NEW DELHI: India's economy grew by 5.3 per cent in the quarter to September, data showed Friday, continuing a slump blamed on falling investment and weak industrial activity.
The figures for the July-September quarter were slightly better than expected by analysts, who had forecast growth in gross domestic product of 5.2 per cent, but were weaker than data for the April-June quarter.
The economy has been hit by high interest rates, Europe's debt crisis which has slowed exports, and sluggish investment caused by domestic and overseas concerns about stagnant policy-making and corruption.
The 5.3 per cent growth in the second financial quarter was down from 6.7 per cent growth in the same period a year ago.
Manufacturing performed the weakest, growing by a scant 0.8 per cent from a year earlier.
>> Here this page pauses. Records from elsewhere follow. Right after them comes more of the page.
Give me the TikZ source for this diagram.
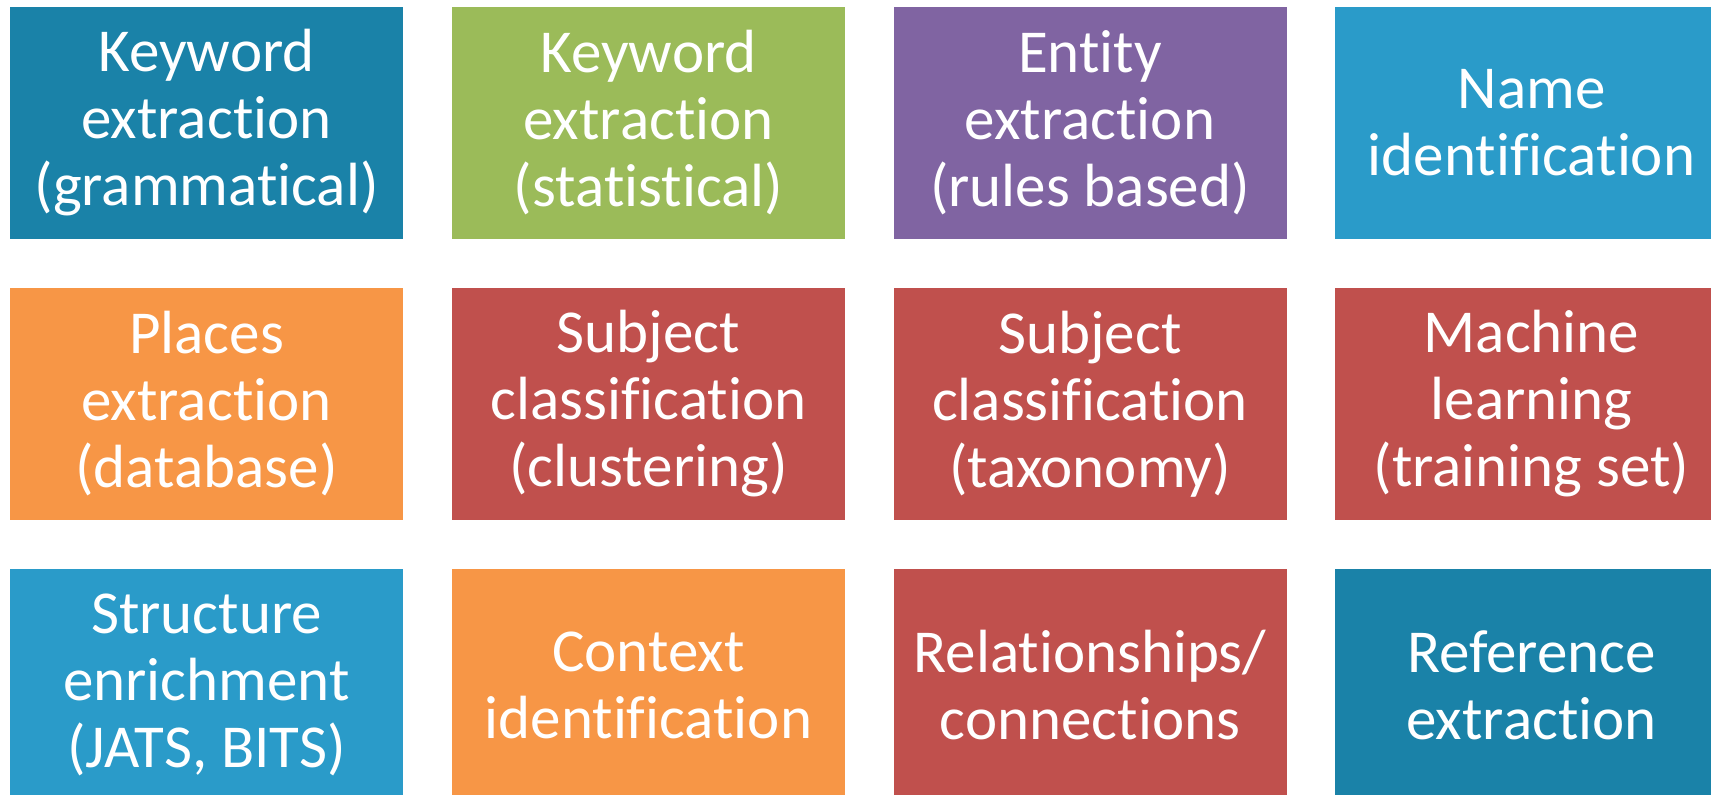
\documentclass[tikz,border=0pt]{standalone}
\usepackage{fontspec}
\setmainfont{Carlito}[Ligatures={NoCommon}]
\definecolor{cdblue}{HTML}{1A82A8}
\definecolor{clblue}{HTML}{2A9BC9}
\definecolor{cgreen}{HTML}{9BBB59}
\definecolor{cpurple}{HTML}{8064A2}
\definecolor{corange}{HTML}{F79646}
\definecolor{cred}{HTML}{C0504D}
\begin{document}
\begin{tikzpicture}[x=1pt,y=-1pt,
  tile/.style={draw=none, minimum width=393pt, minimum height=232pt, text=white,
    align=center, inner sep=0pt, font=\fontsize{61}{67}\selectfont}]
\useasboundingbox (0,0) rectangle (1711,795);
\clip (0,0) rectangle (1711,795);
\node[tile, fill=cdblue]  (a1) at (206.5,123) {Keyword\\extraction\\(grammatical)};
\node[tile, fill=cgreen]  (a2) at (648.5,123) {Keyword\\extraction\\(statistical)};
\node[tile, fill=cpurple] (a3) at (1090,123) {Entity\\extraction\\(rules based)};
\node[tile, fill=clblue]  (a4) at (1531.5,123) {Name\\identification};
\node[tile, fill=corange] (b1) at (206.5,404) {Places\\extraction\\(database)};
\node[tile, fill=cred]    (b2) at (648.5,404) {Subject\\classification\\(clustering)};
\node[tile, fill=cred]    (b3) at (1090,404) {Subject\\classification\\(taxonomy)};
\node[tile, fill=cred]    (b4) at (1531.5,404) {Machine\\learning\\(training set)};
\node[tile, fill=clblue]  (c1) at (206.5,685) {Structure\\enrichment\\(JATS, BITS)};
\node[tile, fill=corange] (c2) at (648.5,685) {Context\\identification};
\node[tile, fill=cred]    (c3) at (1090,685) {Relationships/\\connections};
\node[tile, fill=cdblue]  (c4) at (1531.5,685) {Reference\\extraction};
\end{tikzpicture}
\end{document}
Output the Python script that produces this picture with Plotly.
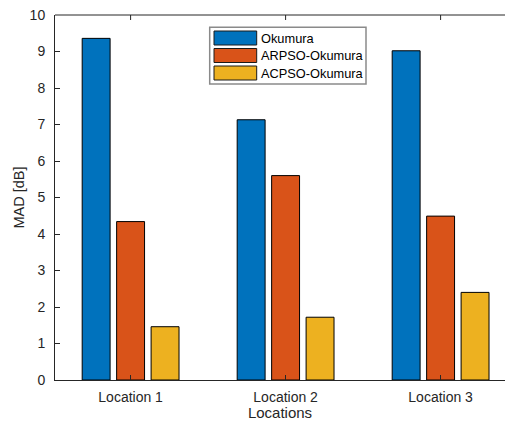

Services such as hotels and transport grew by 5.5 per cent while financial and property activities jumped by 9.4 per cent.
Analysts say the worse may now be over after a string of pro-market reforms by the left-leaning government since September which are aimed at reviving confidence and boosting growth.
Goldman Sachs this week upgraded Indian shares in anticipation of a pick-up in growth and easing inflation that would give the central bank room to cut borrowing costs and spur the economy.
Goldman Sachs economist Tushar Poddar said he saw “an improving outlook” with growth climbing to 7.2 per cent in 2014 from 5.4 per cent in 2012.
He cited falling oil prices, growing domestic demand as incomes rise and economic reforms that could ease supply and infrastructure bottlenecks.
The Congress-led government agreed on Thursday to a vote in parliament on the contentious issue of allowing supermarket foreign giants like Walmart to operate in India, a move that critics fear could close many small family-run stores.
The government's decision was an attempt to end a parliamentary stalemate and press ahead with its reform agenda that includes opening up the vast pensions and insurance sectors to greater investment from overseas.
The government is expected to win the vote on retail policy next week comfortably in the lower house but may face a tougher fight in the upper house.
While defeat would be a loss of face for the government, it would not be a vote of confidence and so would not lead to early elections.
“GDP growth this (fiscal) year will probably fall a little bit below 5.5 per cent or thereabouts and it will start recovering in the fiscal year 2014,”Atsi Sheth, senior analyst at global ratings agency Moody's, told the Economic Times.
While growth of above 5.0 per cent would be the envy of much of the world, it is not enough for India which has been aiming for close to double-digit expansion as it seeks to reduce crushing poverty.
“For us, eight per cent growth is not an aspiration but a necessity. India cannot afford to grow below eight per cent,” Finance Minister P. Chidambaram said.